Les Revenants de Robin Campillo - 2004
Au milieu de la surenchère spectaculaire des films actuels sur les zombies, Robin Campillo trouve une voie toute en discrétion qui renvoie tranquillement les autres dans les filets. Il semble avoir parfaitement compris que la peur ne vient pas forcément des coins glauques pleins d'ombres et de bruits bizarres, qu'elle n'est pas obligée de vous sauter aux yeux pour être efficace, qu'elle entretient d'étroits liens avec le fantasme et l'imagination.
Les revenants du film surgissent en pleine lumière d'été, sans bruit, sans grimace effrayante, dans toute la lenteur de l'hébétude. Avant ils étaient morts, maintenant ils sont revenus, point.
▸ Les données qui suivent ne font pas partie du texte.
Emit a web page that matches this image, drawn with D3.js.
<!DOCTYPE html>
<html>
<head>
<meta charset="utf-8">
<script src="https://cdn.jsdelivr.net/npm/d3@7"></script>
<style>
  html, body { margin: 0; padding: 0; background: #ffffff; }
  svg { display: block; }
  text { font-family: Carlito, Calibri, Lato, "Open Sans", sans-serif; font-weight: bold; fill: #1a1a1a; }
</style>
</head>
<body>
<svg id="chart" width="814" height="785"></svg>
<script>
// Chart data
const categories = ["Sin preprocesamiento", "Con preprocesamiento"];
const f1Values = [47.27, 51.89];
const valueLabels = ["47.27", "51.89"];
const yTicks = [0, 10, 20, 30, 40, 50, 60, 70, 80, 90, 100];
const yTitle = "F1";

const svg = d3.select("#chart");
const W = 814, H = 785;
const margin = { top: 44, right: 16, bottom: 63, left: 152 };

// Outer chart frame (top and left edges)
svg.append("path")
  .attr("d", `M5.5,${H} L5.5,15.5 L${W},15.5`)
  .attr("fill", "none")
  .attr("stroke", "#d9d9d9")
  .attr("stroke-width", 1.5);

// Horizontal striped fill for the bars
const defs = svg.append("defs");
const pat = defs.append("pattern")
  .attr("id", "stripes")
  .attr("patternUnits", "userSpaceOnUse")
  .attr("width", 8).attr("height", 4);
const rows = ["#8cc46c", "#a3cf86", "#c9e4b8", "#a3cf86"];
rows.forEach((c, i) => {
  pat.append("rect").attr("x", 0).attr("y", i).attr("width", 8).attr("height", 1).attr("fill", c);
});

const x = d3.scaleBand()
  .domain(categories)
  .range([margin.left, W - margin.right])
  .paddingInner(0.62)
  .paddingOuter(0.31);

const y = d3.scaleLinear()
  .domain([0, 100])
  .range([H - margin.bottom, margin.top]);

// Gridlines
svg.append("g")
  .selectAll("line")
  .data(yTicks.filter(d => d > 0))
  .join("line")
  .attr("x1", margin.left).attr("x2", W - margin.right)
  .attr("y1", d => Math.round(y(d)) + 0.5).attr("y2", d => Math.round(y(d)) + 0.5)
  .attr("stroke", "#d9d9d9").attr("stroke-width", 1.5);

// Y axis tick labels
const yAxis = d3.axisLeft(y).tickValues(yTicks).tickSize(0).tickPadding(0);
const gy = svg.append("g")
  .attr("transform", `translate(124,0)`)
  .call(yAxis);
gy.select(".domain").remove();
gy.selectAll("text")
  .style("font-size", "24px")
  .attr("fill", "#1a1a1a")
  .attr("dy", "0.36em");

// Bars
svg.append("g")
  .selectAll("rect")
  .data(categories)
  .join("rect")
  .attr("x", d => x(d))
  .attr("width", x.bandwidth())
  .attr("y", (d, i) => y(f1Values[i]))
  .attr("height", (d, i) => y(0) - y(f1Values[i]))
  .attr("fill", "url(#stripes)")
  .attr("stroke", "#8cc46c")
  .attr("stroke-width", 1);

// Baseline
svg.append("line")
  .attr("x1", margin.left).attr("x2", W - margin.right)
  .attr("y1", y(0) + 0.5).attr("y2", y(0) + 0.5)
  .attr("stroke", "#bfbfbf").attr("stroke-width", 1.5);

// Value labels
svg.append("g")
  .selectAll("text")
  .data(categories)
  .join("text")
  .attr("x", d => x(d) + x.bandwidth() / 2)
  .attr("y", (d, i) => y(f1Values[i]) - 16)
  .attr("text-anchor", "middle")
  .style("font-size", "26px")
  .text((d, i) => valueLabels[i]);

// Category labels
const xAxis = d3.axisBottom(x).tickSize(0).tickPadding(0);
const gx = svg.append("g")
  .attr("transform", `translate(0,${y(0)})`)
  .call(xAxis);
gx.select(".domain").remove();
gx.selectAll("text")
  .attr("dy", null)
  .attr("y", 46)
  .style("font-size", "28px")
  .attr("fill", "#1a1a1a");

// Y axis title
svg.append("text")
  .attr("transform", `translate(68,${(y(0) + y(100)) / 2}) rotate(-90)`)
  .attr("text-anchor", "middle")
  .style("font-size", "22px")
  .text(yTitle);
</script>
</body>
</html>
Dès le premier plan, on sent ce que Campillo va apporter au genre : une poésie étrange, une façon de prendre son temps, de marcher sur les chemins de traverse, de prendre le contre-pied sans crâner. Les morts vont retrouver doucement leurs habitudes d'antan, travail, famille, amis, avec juste cette lente et inquiétante torpeur qui les rend légèrement autres. Le film exploite plusieurs pistes intéressantes : que faire de ce surplus de population ? Comment oublier le travail de deuil ? L'amour est-il plus fort que la mort ? etc. Mais c'est surtout dans la mise en scène qu'il s'impose : Campillo parvient à faire monter une sourde tension dans son film, uniquement par un talent de cadreur hors-paire, par un léger ralentissement des rythmes de montage, par des plans trop longs d'une fraction de seconde, par une direction d'acteurs simple mais inventive. Ces morts-vivants ont une fixité du regard et une torpeur physique dix fois plus inquiétante que les maquillages outranciers des zombies américains. L'absence de motivation (pourquoi sont-ils revenus ? Qu'est-ce qu'ils veulent ? Pourquoi errent-ils toute la journée ? Sont-ils vraiment ceux qu'on a connus ?) rend encore plus lourde l'atmosphère de ce film sans esbrouffe, doté d'une économie de moyens tout à fait remarquable.
Campillo semble connaître très bien les règles du genre. Plusieurs scènes commencent comme des "climax", comme si elles allaient déclencher la foudre ; mais systématiquement, ces scènes se terminent dans la banalité : non les zombies ne vont attaquer personne, non ils ne sont pas dangereux, non ils ne veulent rien : ils sont juste là, dans leur embarrassante et terrifiante présence. Un mouvement de caméra un peu rapide qui précède le regard de Géraldine Pailhas, et on pense qu'on va tomber sur une image terrible ; mais non, on tombe juste sur un de ces zombies immobiles qui ne demandent rien. En tendant constamment son film de cette présence, Campillo parvient à nous prendre dans ses filets, tout en faisant mine de filmer un quotidien sans affect (des réunions de conseil municipal, des scènes de baignade buccoliques) ; mais qu'il s'attarde un peu longuement sur le regard d'un bébé "revenu", qu'il fasse ressortir dans la nuit la chemise de nuit blanche d'une vieille dame, et la peur s'installe immédiatement. On fait tout simplement l'expérience de l'Autre, celui qui nous ressemble et n'est pourtant pas tout à fait le même (sujet identique à la série des Bodysnatchers).
Dommage que sur cette brillante mise en scène, Les Revenants ne raconte pas grand-chose. On a parfois l'impression d'un simple exercice de style, et le scénario hésite à choisir des pistes franches. Mais tant pis : le genre fantastique en France est si rare qu'on ne peut qu'applaudir à cette tentative éminemment personnelle et originale, d'autant que la modestie y est érigée en but ultime. Belle réussite.